Given take-home income, cash savings, and retirement contributions, what is the cash savings rate, the total savings rate, and the annual savings amount — and how do the two rate measures differ?

This tool is for: Anyone who wants to know what percentage of their take-home income they are currently saving, including retirement contributions · Savers comparing their current savings rate against a target rate for a financial goal, FIRE milestone, or retirement timeline · People who track monthly savings and retirement contributions separately and want a single combined rate for planning

Your total monthly income after taxes and mandatory deductions — the amount deposited to your bank account each month. For variable income, use a representative monthly average. Must be positive for savings rate outputs to be defined.
The amount you transfer to a savings, investment, or other savings account each month — liquid savings outside of retirement accounts. Enter 0 if all savings go to retirement accounts.
Total monthly contributions to retirement accounts — your employee contribution to a 401(k), 403(b), IRA, or similar plan. Include both your own contribution and any employer match if you want to capture total retirement savings activity. Enter 0 if you have no retirement contributions.
Total monthly minimum or actual debt payments — mortgage, student loans, car loan, credit cards. This field is for context only and does not affect any computed output. It helps you see your full monthly cash allocation alongside your savings rate.

Formulas Used

Cash Savings Rate

Cash Savings Rate = Monthly Cash Savings / Monthly Take-Home Income

Where: Monthly Cash Savings = Amount deposited to liquid savings accounts each month (USD), Monthly Take-Home Income = After-tax monthly income; must be positive for the rate to be defined (USD)

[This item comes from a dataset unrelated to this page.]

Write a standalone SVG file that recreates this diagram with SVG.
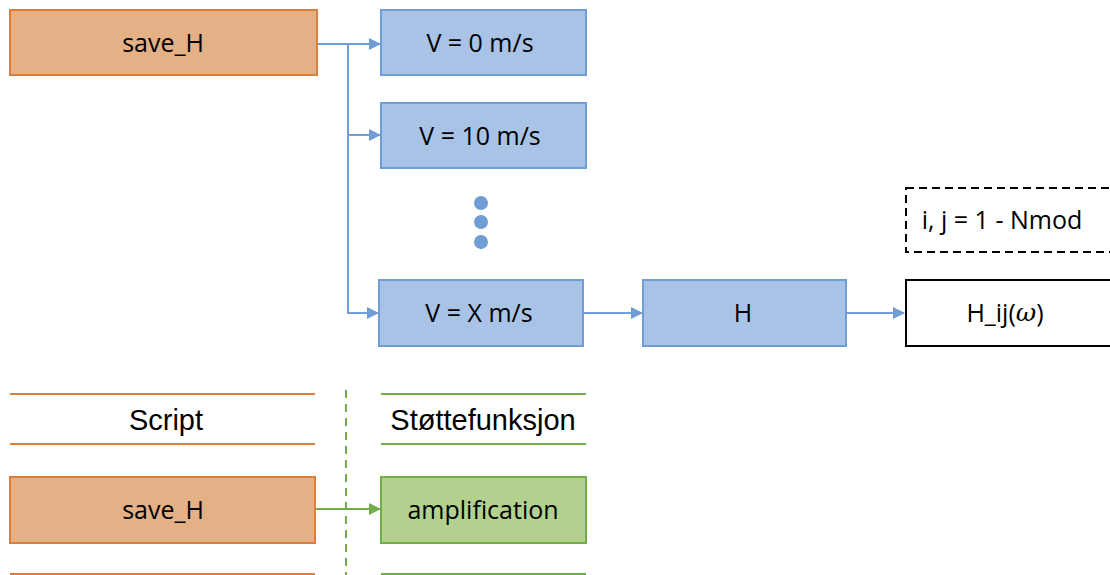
<svg xmlns="http://www.w3.org/2000/svg" width="1110" height="575" viewBox="0 0 1110 575">
<style>
.or{fill:#E4B085;stroke:#DD7F3C;stroke-width:2}
.bl{fill:#A8C3E6;stroke:#719DD6;stroke-width:2}
.gr{fill:#B3D08F;stroke:#72AD4A;stroke-width:2}
.t{font-family:"Open Sans","Liberation Sans",sans-serif;font-size:25px;fill:#000;text-anchor:middle;dominant-baseline:central}
.t2{font-family:"Liberation Sans",Arial,sans-serif;font-size:29px;fill:#000;text-anchor:middle;dominant-baseline:central}
.cb{stroke:#719DD6;stroke-width:2;fill:none}
.cg{stroke:#72AD4A;stroke-width:2;fill:none}
</style>
<defs>
<marker id="ab" markerWidth="12" markerHeight="12" refX="11" refY="6" orient="auto" markerUnits="userSpaceOnUse"><path d="M0,0 L12,6 L0,12 z" fill="#719DD6"/></marker>
<marker id="ag" markerWidth="12" markerHeight="12" refX="11" refY="6" orient="auto" markerUnits="userSpaceOnUse"><path d="M0,0 L12,6 L0,12 z" fill="#72AD4A"/></marker>
</defs>
<rect width="1110" height="575" fill="#fff"/>
<g id="connectors">
<path class="cb" d="M317,44 H380" marker-end="url(#ab)"/>
<path class="cb" d="M348,44 V313 H378" marker-end="url(#ab)"/>
<path class="cb" d="M348,135 H380" marker-end="url(#ab)"/>
<path class="cb" d="M583,313 H642" marker-end="url(#ab)"/>
<path class="cb" d="M846,313 H904" marker-end="url(#ab)"/>
<path class="cg" d="M315,509 H380" marker-end="url(#ag)"/>
</g>
<g id="save_H_top"><rect class="or" x="10" y="10" width="307" height="65"/><text class="t" x="163" y="42">save_H</text></g>
<g id="v0"><rect class="bl" x="381" y="10" width="205" height="65"/><text class="t" x="480" y="42">V = 0 m/s</text></g>
<g id="v10"><rect class="bl" x="381" y="103" width="205" height="65"/><text class="t" x="480" y="135">V = 10 m/s</text></g>
<g id="dots" fill="#719DD6"><circle cx="481" cy="203" r="7"/><circle cx="481" cy="222" r="7"/><circle cx="481" cy="242" r="7"/></g>
<g id="vx"><rect class="bl" x="379" y="280" width="204" height="66"/><text class="t" x="479" y="312">V = X m/s</text></g>
<g id="H"><rect class="bl" x="643" y="280" width="203" height="66"/><text class="t" x="743" y="312">H</text></g>
<g id="nmod"><rect x="906" y="188" width="210" height="64" fill="none" stroke="#000" stroke-width="2" stroke-dasharray="8,5"/><text class="t" x="1002" y="219">i, j = 1 - Nmod</text></g>
<g id="Hij"><rect x="906" y="280" width="210" height="66" fill="#fff" stroke="#000" stroke-width="2"/><text class="t" x="1005" y="312">H_ij(<tspan font-family="'DejaVu Serif',serif" font-style="italic">ω</tspan>)</text></g>
<g id="legend">
<line x1="10" y1="394" x2="315" y2="394" stroke="#DD7F3C" stroke-width="2"/>
<line x1="10" y1="444" x2="315" y2="444" stroke="#DD7F3C" stroke-width="2"/>
<line x1="10" y1="574" x2="315" y2="574" stroke="#DD7F3C" stroke-width="2"/>
<line x1="381" y1="394" x2="586" y2="394" stroke="#72AD4A" stroke-width="2"/>
<line x1="381" y1="444" x2="586" y2="444" stroke="#72AD4A" stroke-width="2"/>
<line x1="381" y1="574" x2="586" y2="574" stroke="#72AD4A" stroke-width="2"/>
<line x1="346" y1="390" x2="346" y2="575" stroke="#72AD4A" stroke-width="2" stroke-dasharray="8,6"/>
<text class="t2" x="166" y="420">Script</text>
<text class="t2" x="483" y="420">Støttefunksjon</text>
</g>
<g id="save_H_bottom"><rect class="or" x="10" y="477" width="305" height="66"/><text class="t" x="163" y="509">save_H</text></g>
<g id="amplification"><rect class="gr" x="381" y="477" width="205" height="66"/><text class="t" x="483" y="509">amplification</text></g>
</svg>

Source: Consumer Financial Protection Bureau — Save and Invest financial education

Total Savings Rate

Total Savings Rate = (Monthly Cash Savings + Monthly Retirement Contributions) / Monthly Take-Home Income

Where: Monthly Cash Savings = Liquid savings per month (USD), Monthly Retirement Contributions = Combined employee and/or employer retirement contributions per month (USD), Monthly Take-Home Income = After-tax monthly income (USD)

Source: Consumer Financial Protection Bureau — Save and Invest financial education

Annual Savings Amount

Annual Savings = (Monthly Cash Savings + Monthly Retirement Contributions) × 12

Where: Monthly Cash Savings + Monthly Retirement Contributions = Total monthly savings activity across both account types (USD)

Source: U.S. Securities and Exchange Commission — Investor.gov savings and compounding guidance

Key Insight

On $5,000/month take-home income with $500 in cash savings and $300 in retirement contributions, the cash savings rate is 10% and the total savings rate is 16%. Annual savings come to $9,600 on $60,000 of after-tax income. The 6-percentage-point gap between the two rates reflects the retirement contribution — which grows tax-advantaged and compounds separately from liquid savings. The total savings rate is the more complete measure of wealth-building activity; the cash savings rate alone understates how much of each take-home dollar is directed toward future consumption.

Frequently Asked Questions

What counts as savings for this calculator?

Two categories are counted: cash savings (money transferred to a liquid savings, brokerage, or other investment account each month) and retirement contributions (employee and employer contributions to tax-advantaged accounts such as a 401(k), 403(b), or IRA). Debt minimum payments are not counted as savings — they reduce a liability, which improves net worth, but the savings rate here measures money directed into savings or investment accounts. If you want to include an accelerated debt paydown strategy in your savings rate, add the above-minimum portion manually to the monthly savings field.

Why use take-home income instead of gross income?

Take-home income is the money actually available to save or spend each month — it excludes income taxes, payroll taxes, and pre-tax deductions that were never in your bank account. Savings rates computed on gross income are lower for the same absolute savings amount and are harder to act on because gross income is not directly controllable. The take-home basis is more useful for budgeting and savings decisions. Note that the Bureau of Economic Analysis reports a national personal savings rate on a gross-income equivalent basis, so the figure produced here is not directly comparable to that statistic.

Should I include my employer's 401(k) match in monthly retirement contributions?

You can, and doing so gives a more complete picture of total retirement savings activity — both your contribution and the match accumulate in your account and compound over time. If you include the employer match, the total savings rate will be higher than if you count only your own contribution. Whether to include it depends on the question you are trying to answer: if you want to know how much money you are personally directing toward savings, use your own contribution only; if you want to know the total rate at which wealth is being built in retirement accounts on your behalf, include the match.

About This Calculator

Sources:

Limitations:

When to consult a professional: Before making significant changes to retirement contribution levels or savings allocation, a financial advisor or tax professional can assess account-type selection, contribution limits, and the after-tax efficiency of different savings vehicles

This calculator computes a savings rate from the take-home income and savings figures entered. It does not model taxes, investment returns, inflation, debt amortization, or the effect of employer matching beyond what the user includes in the retirement contributions input. Savings rate is a planning metric — it does not constitute financial advice.